Immediately, I grabbed Caleb and the eggs, and we trekked over to the neighbors. They answered the door and we gave them our peace-offering. They were very kind and introduced themselves. They told us that the chickens were not a big deal. I wished we could have met under better circumstances, but the chickens made for a great excuse to meet our neighbors. I suppose that’s the downside of living in a neighborhood where the properties are pretty private. One day, we’ll live in a neighborhood where there are block parties every quarter and everybody knows each other.
This evening, we went to the Korean Thanksgiving party at our church. When I came back home, my mom excitedly approached me and told me that two of our four chickens were gone! They went out in the neighborhood with flashlights looking for them, but wasn’t able to find them. She said she didn’t really know how to call them. (I usually say, “come here chickens!” My children usually say, “bak bak… bak bakk!” They seems to respond to both…) My grandmother was also freaking out! The chickens all just started laying eggs and we’ve been getting between 3 and 4 eggs every day. She kept lamenting what a shame it would be if we lost two of the chickens now! She asked if we had any pictures of our chickens. She said we should blow them up on a big missing poster and start putting them in all of our neighbors’ mailboxes. I told her we didn’t have any pictures of them and my mom started insisting that once we find them, we need to take family pictures with the chickens. I reassured her, that there were millions of pictures of our chickens on the Internet. At the risk of sounding like a specie-ist, chickens pretty much all look the same. Just have to google “Rhode Island Red” (RIR) or “Black Austrolorp”, and you’ll see our chickens. In fact, if you showed me a picture of my chickens mixed in with random pictures of other RIRs and Black Austrolorps, there’s no way I’d tell them apart… My second point was that we probably didn’t need to include a picture. There’s not a lot of chickens running around in our neighborhood, so it’s not like anyone would be asking, “But, is that the Hyun’s chickens?” Just for fun, I’ll include some pictures of chickens that look like our chickens. You won’t be able to tell the difference, and frankly, neither will I.
My grandma was also concerned that someone might steal our chickens and keep the precious eggs for themselves. I’m telling you now, whoever would steal a chicken so that they can take care of it in order to get eggs is a fool. Much cheaper and easier just to buy eggs at the grocery store… Everyone knows that you only grow chickens so you can have something to write about… I’m pretty sure at this point that we’re no way near break even on the egg costs. And that’s only counting dollars spent on building a coop, buying equipment, bedding, feed, etc. I don’t even want to think about the time cleaning the coop and run. Needless to say, the cost of the chicken is pretty much negligible.
My mom told me that on her way back home from her Chicken Search, she stopped by the neighbors (again), and let them know that our chickens are missing (again).
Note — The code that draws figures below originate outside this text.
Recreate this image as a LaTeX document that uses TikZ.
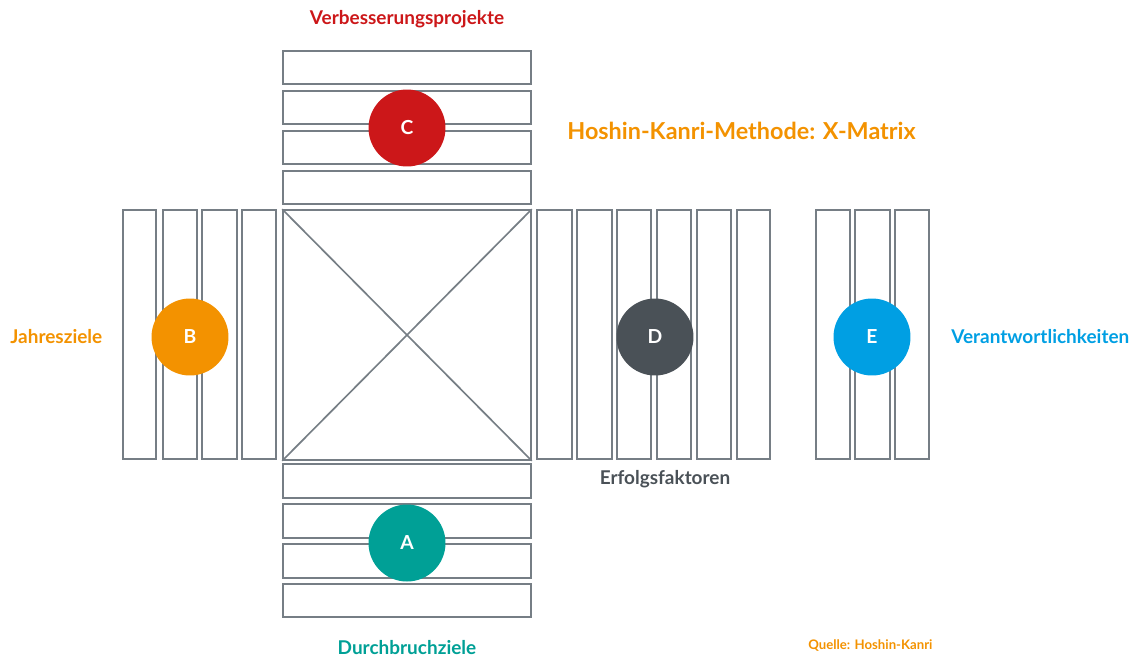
\documentclass[tikz,border=0pt]{standalone}
\usepackage{fontspec}
\setmainfont{Lato}
\usetikzlibrary{fit}
\definecolor{barc}{HTML}{767E85}
\definecolor{cred}{HTML}{CC1719}
\definecolor{corange}{HTML}{F39200}
\definecolor{cteal}{HTML}{00A096}
\definecolor{cdark}{HTML}{4A5157}
\definecolor{cblue}{HTML}{009FE3}
\tikzset{
  bar/.style={draw=barc, line width=0.95pt, inner sep=0pt, fill=white},
  dot/.style={circle, minimum size=1.54cm, inner sep=0pt, text=white, font=\bfseries\fontsize{11}{12}\selectfont},
  lbl/.style={font=\bfseries\fontsize{10.8}{12}\selectfont, inner sep=0pt},
}
\newcommand{\barbox}[5]{\node[bar, fit={(#2,#3) (#4,#5)}] (#1) {};}
\begin{document}
\begin{tikzpicture}[x=0.02cm, y=-0.02cm]
\useasboundingbox (0,0) rectangle (1130,660);
% upper block: improvement projects
\barbox{t1}{283}{51}{531}{84}
\barbox{t2}{283}{91}{531}{124}
\barbox{t3}{283}{131}{531}{164}
\barbox{t4}{283}{171}{531}{204}
% lower block: breakthrough goals
\barbox{b1}{283}{464}{531}{498}
\barbox{b2}{283}{504}{531}{538}
\barbox{b3}{283}{544}{531}{578}
\barbox{b4}{283}{584}{531}{617}
% left block: annual goals
\barbox{l1}{123}{210}{156}{459}
\barbox{l2}{163}{210}{197}{459}
\barbox{l3}{202}{210}{237}{459}
\barbox{l4}{242}{210}{276}{459}
% right block: success factors
\barbox{r1}{537}{210}{572}{459}
\barbox{r2}{577}{210}{612}{459}
\barbox{r3}{617}{210}{651}{459}
\barbox{r4}{657}{210}{691}{459}
\barbox{r5}{697}{210}{731}{459}
\barbox{r6}{737}{210}{770}{459}
% responsibilities
\barbox{e1}{816}{210}{850}{459}
\barbox{e2}{855}{210}{890}{459}
\barbox{e3}{895}{210}{929}{459}
% central square with its cross
\barbox{sq}{283}{210}{531}{460}
\draw[draw=barc, line width=0.95pt] (sq.north west) -- (sq.south east);
\draw[draw=barc, line width=0.95pt] (sq.north east) -- (sq.south west);
% markers
\node[dot, fill=cred] (C) at (407,128) {C};
\node[dot, fill=corange] (B) at (190,337) {B};
\node[dot, fill=cdark] (D) at (655,337) {D};
\node[dot, fill=cblue] (E) at (872,337) {E};
\node[dot, fill=cteal] (A) at (407,543) {A};
% labels
\node[lbl, text=cred] (lc) at (407,19) {Verbesserungsprojekte};
\node[lbl, text=corange, anchor=west] (lb) at (10,337) {Jahresziele};
\node[lbl, text=cdark] (ld) at (665,479) {Erfolgsfaktoren};
\node[lbl, text=cblue, anchor=west] (le) at (951,337) {Verantwortlichkeiten};
\node[lbl, text=cteal] (la) at (407,648) {Durchbruchziele};
\node[font=\bfseries\fontsize{13.3}{15}\selectfont, text=corange, anchor=west, inner sep=0pt] (title) at (567,131) {Hoshin-Kanri-Methode: X-Matrix};
\node[font=\bfseries\fontsize{7.5}{9}\selectfont, text=corange, anchor=west, inner sep=0pt] (src) at (808,646) {Quelle: Hoshin-Kanri};
\end{tikzpicture}
\end{document}
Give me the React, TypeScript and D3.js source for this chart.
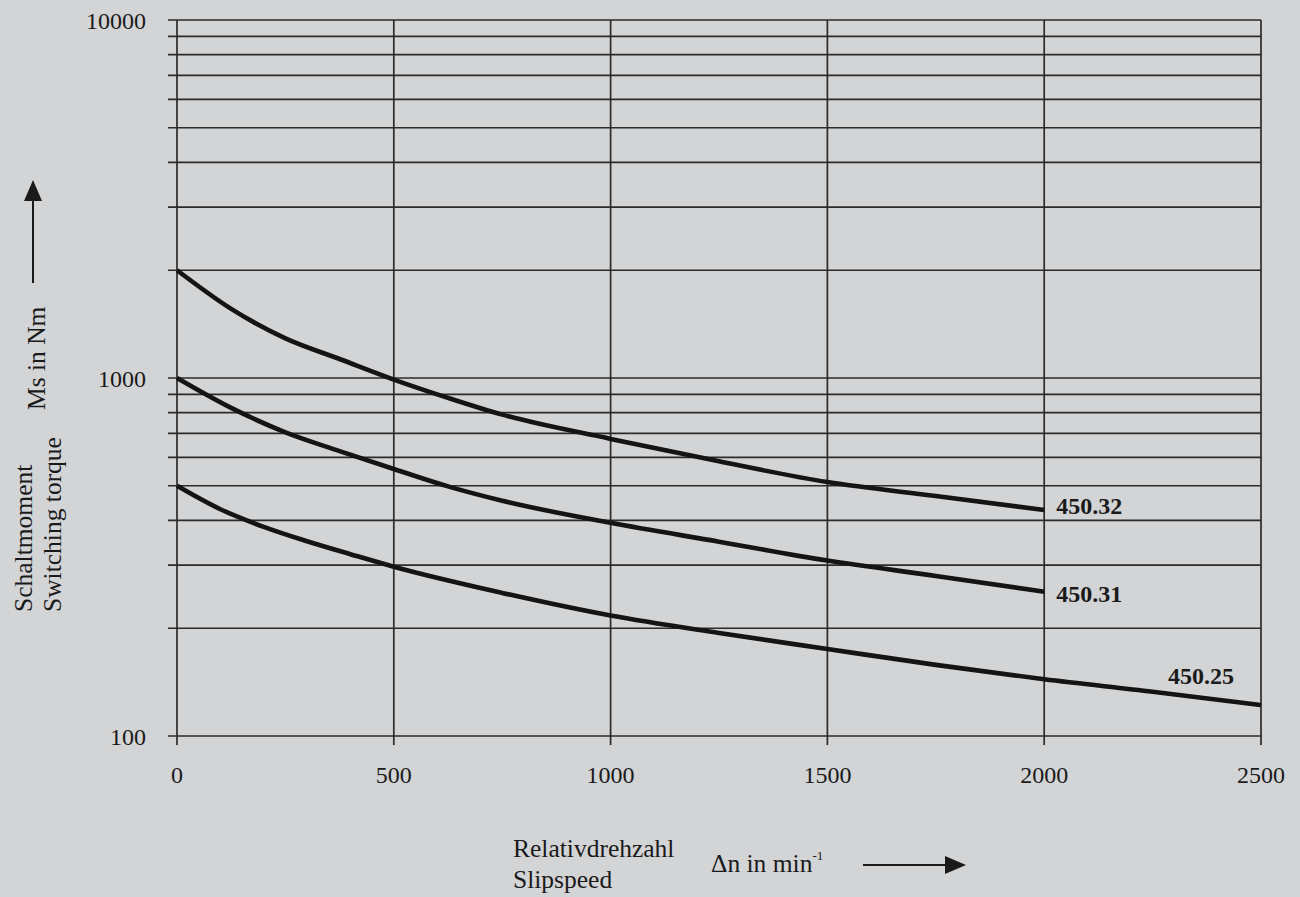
import React from "react";
import * as d3 from "d3";

const xTicks = [0, 500, 1000, 1500, 2000, 2500];
const yLabelTicks = [100, 1000, 10000];
const yGridTicks = [
  100, 200, 300, 400, 500, 600, 700, 800, 900, 1000, 2000, 3000, 4000, 5000, 6000, 7000, 8000, 9000, 10000,
];

const speedA = [0, 125, 250, 375, 500, 625, 750, 1000, 1250, 1500, 1750, 2000];
const torque45032 = [2000, 1560, 1290, 1130, 990, 880, 790, 676, 585, 512, 468, 428];
const torque45031 = [1000, 825, 705, 625, 557, 498, 454, 394, 349, 309, 280, 253];
const speedB = [0, 100, 200, 300, 400, 500, 750, 1000, 1250, 1500, 1750, 2000, 2250, 2500];
const torque45025 = [500, 430, 384, 350, 322, 297, 251, 217, 194, 175, 158, 144, 133, 122];

const seriesNames = ["450.32", "450.31", "450.25"];

const W = 1300;
const H = 897;
const FONT = "'Liberation Serif', 'DejaVu Serif', serif";

export default function App() {
  const x = d3.scaleLinear().domain([0, 2500]).range([177, 1261]);
  const y = d3.scaleLog().domain([100, 10000]).range([736, 20]);
  const line = d3
    .line<[number, number]>()
    .x((d) => x(d[0]))
    .y((d) => y(d[1]))
    .curve(d3.curveMonotoneX);

  const series = [
    { name: seriesNames[0], xs: speedA, ys: torque45032, dx: 12, dy: 4 },
    { name: seriesNames[1], xs: speedA, ys: torque45031, dx: 12, dy: 10 },
    { name: seriesNames[2], xs: speedB, ys: torque45025, dx: -93, dy: -21 },
  ];

  const gridColor = "#2b2b2b";
  const bg = "#d3d4d6";

  return (
    <svg
      width={W}
      height={H}
      style={{ position: "absolute", left: 0, top: 0, background: bg }}
      fontFamily={FONT}
    >
      <rect x={0} y={0} width={W} height={H} fill={bg} />
      {yGridTicks.map((t) => (
        <line
          key={"h" + t}
          x1={168}
          x2={x(2500)}
          y1={y(t)}
          y2={y(t)}
          stroke={gridColor}
          strokeWidth={1.7}
        />
      ))}
      {xTicks.map((t) => (
        <line
          key={"v" + t}
          x1={x(t)}
          x2={x(t)}
          y1={y(10000)}
          y2={y(100) + 9}
          stroke={gridColor}
          strokeWidth={1.7}
        />
      ))}
      {yLabelTicks.map((t) => (
        <text key={"yl" + t} x={146} y={y(t) + 8.5} fontSize={24} textAnchor="end" fill="#1a1a1a">
          {t}
        </text>
      ))}
      {xTicks.map((t) => (
        <text key={"xl" + t} x={x(t)} y={783} fontSize={24} textAnchor="middle" fill="#1a1a1a">
          {t}
        </text>
      ))}
      {series.map((s) => {
        const pts: [number, number][] = s.xs.map((v, i) => [v, s.ys[i]]);
        const last = pts[pts.length - 1];
        return (
          <g key={s.name}>
            <path d={line(pts) || ""} fill="none" stroke="#141414" strokeWidth={4.6} strokeLinejoin="round" />
            <text
              x={x(last[0]) + s.dx}
              y={y(last[1]) + s.dy}
              fontSize={24}
              fontWeight="bold"
              fill="#1a1a1a"
            >
              {s.name}
            </text>
          </g>
        );
      })}
      <g fill="#1a1a1a" fontSize={25.5}>
        <text transform="translate(32,612) rotate(-90)">Schaltmoment</text>
        <text transform="translate(61,612) rotate(-90)">Switching torque</text>
        <text transform="translate(45,410) rotate(-90)">Ms in Nm</text>
      </g>
      <line x1={33} x2={33} y1={283} y2={198} stroke="#1a1a1a" strokeWidth={2} />
      <path d="M33,180 L24,201 L42,201 Z" fill="#1a1a1a" />
      <g fill="#1a1a1a" fontSize={25.5}>
        <text x={513} y={857}>Relativdrehzahl</text>
        <text x={513} y={888}>Slipspeed</text>
        <text x={711} y={872}>
          Δn in min
          <tspan fontSize={13} dy={-12}>-1</tspan>
        </text>
      </g>
      <line x1={863} x2={947} y1={865} y2={865} stroke="#1a1a1a" strokeWidth={2} />
      <path d="M966,865 L945,856 L945,874 Z" fill="#1a1a1a" />
    </svg>
  );
}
She asked them to keep their eye out for them and let us know if they see them. I told my mom and grandma that the biggest worry is that if they’re hiding out in some bush tonight, an animal might get them. Speaking of which, I asked if the two we had are locked up. She said that they weren’t. So, I trekked up to the terrace to lock up the 2 chickens that made it back to the coop. Usually, when it gets dark, all 4 chickens just know to come back to the coop. They enter the gate in the chicken run, then hop up inside the coop and nestle in among the shaved pine for the night. In the evenings, shortly after it gets dark, I just check in on them in the coop and lock up the gate on the chicken run. When I got up to the coop, I looked in to make sure the Austrolorps were safely inside. There are 3 compartments to our coop – 1 main office and 2 side rooms (that were meant for egg-laying). The side rooms are easier to check because they were designed to be opened regularly to take the eggs. When I opened the side, I saw the tail of the Austrolorps laying down in the main office. In the main office is a roost (or a wooden bar) that runs across its length. Apparently, chickens like to sleep sitting on this bar. Unfortunately, our Austrolorps are treated like freshman fraternity pledges. They don’t get the bar. They are about 2 months younger than the RIRs, but that’s enough of a difference in chicken age where they are constantly hazed. The RIRs will go over to them and for no particular reason, just start pecking at them until they run away. The worst hazing is that the Austrolorps (pledges) have to sleep under the RIRs that are roosting in the main office. That might not sound so bad, until you see all the poo under the roost. Seems pretty cruel… but hopefully, it’ll create a sense of solidarity among the pledges.
Anyway, I wanted to make sure both of the Austrolorps were in there, so I lifted up the roof of the main office. Lo and behold, there were my RIRs… roosting… All 4 chickens safely in the coop, just like every night. I locked up the chicken run, came back inside, and had to give a brief training session on how to check if the chickens are “REALLY” missing before sounding the alarms and sending out missing posters to our neighbors.
It should be another fun conversation tomorrow if our concerned neighbors approach us about our chickens. “Well…. it ends up that we just didn’t know how to check inside the coop… but we’re all good now.”